Cursor Trains Composer to Self-Summarize Through Reinforcement Learning, Enabling Long-Horizon Coding Tasks
Key Takeaways
- ▸Cursor trained Composer to perform self-summarization as a learned behavior rather than a prompted step, enabling the model to handle coding tasks requiring hundreds of actions that exceed its context window
- ▸Self-summarization is integrated into the training loop via reinforcement learning, where the quality of summaries directly impacts the reward signal, allowing the model to optimize what information to preserve
- ▸This approach is more token-efficient than traditional prompted summarization baselines and avoids information loss associated with sliding context windows or latent space compaction methods
Summary
Cursor has developed a novel training approach for its Composer coding agent that enables it to handle complex tasks requiring hundreds of actions by training the model to self-summarize through reinforcement learning rather than relying on prompted summarization.
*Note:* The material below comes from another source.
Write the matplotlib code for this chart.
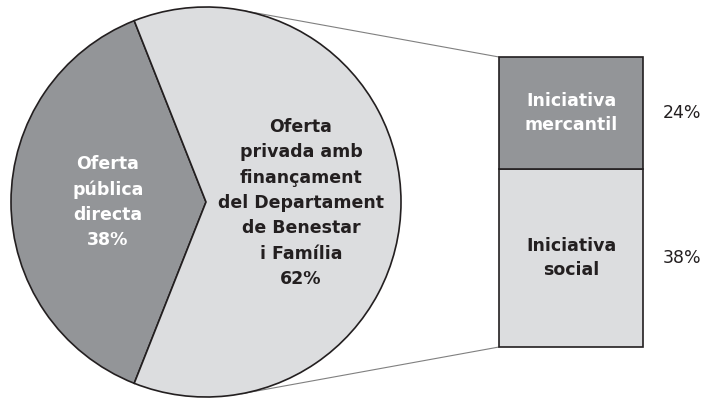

The breakthrough addresses a fundamental challenge in agent development: as task trajectories grow longer, they quickly exceed the model's context window, forcing systems to compact information in ways that often lose critical details. Rather than using external summarization prompts or sliding context windows—approaches that typically result in information loss—Cursor integrated the self-summarization process directly into Composer's training loop. This means the model learns to autonomously determine what information is most critical to preserve as it works through tasks.
Composer's self-summarization works by pausing at fixed context-length triggers, generating condensed summaries of its current state before continuing with the task. Crucially, the self-summaries themselves are incorporated into the reinforcement learning training process, where good summaries that preserve task-critical information are reinforced while poor summaries that lose important details are downweighted. This approach proves more token-efficient than highly tuned prompt-based baselines while enabling Composer to learn to handle increasingly complex, long-horizon coding tasks that require multiple rounds of self-summarization.
- The technique allows Composer to autonomously manage context limitations by learning to summarize multiple times when necessary for difficult tasks
Editorial Opinion
Cursor's self-summarization approach represents a meaningful advancement in agent design that addresses a real pain point in long-horizon task execution. By making summarization a trained behavior rather than a heuristic post-processing step, the company has found a way to let models learn what truly matters to remember—a fundamentally more intelligent approach than fixed prompts or mechanical context windowing. As agent systems tackle increasingly ambitious tasks, this kind of learned context management may become essential infrastructure for reasoning over extended interactions.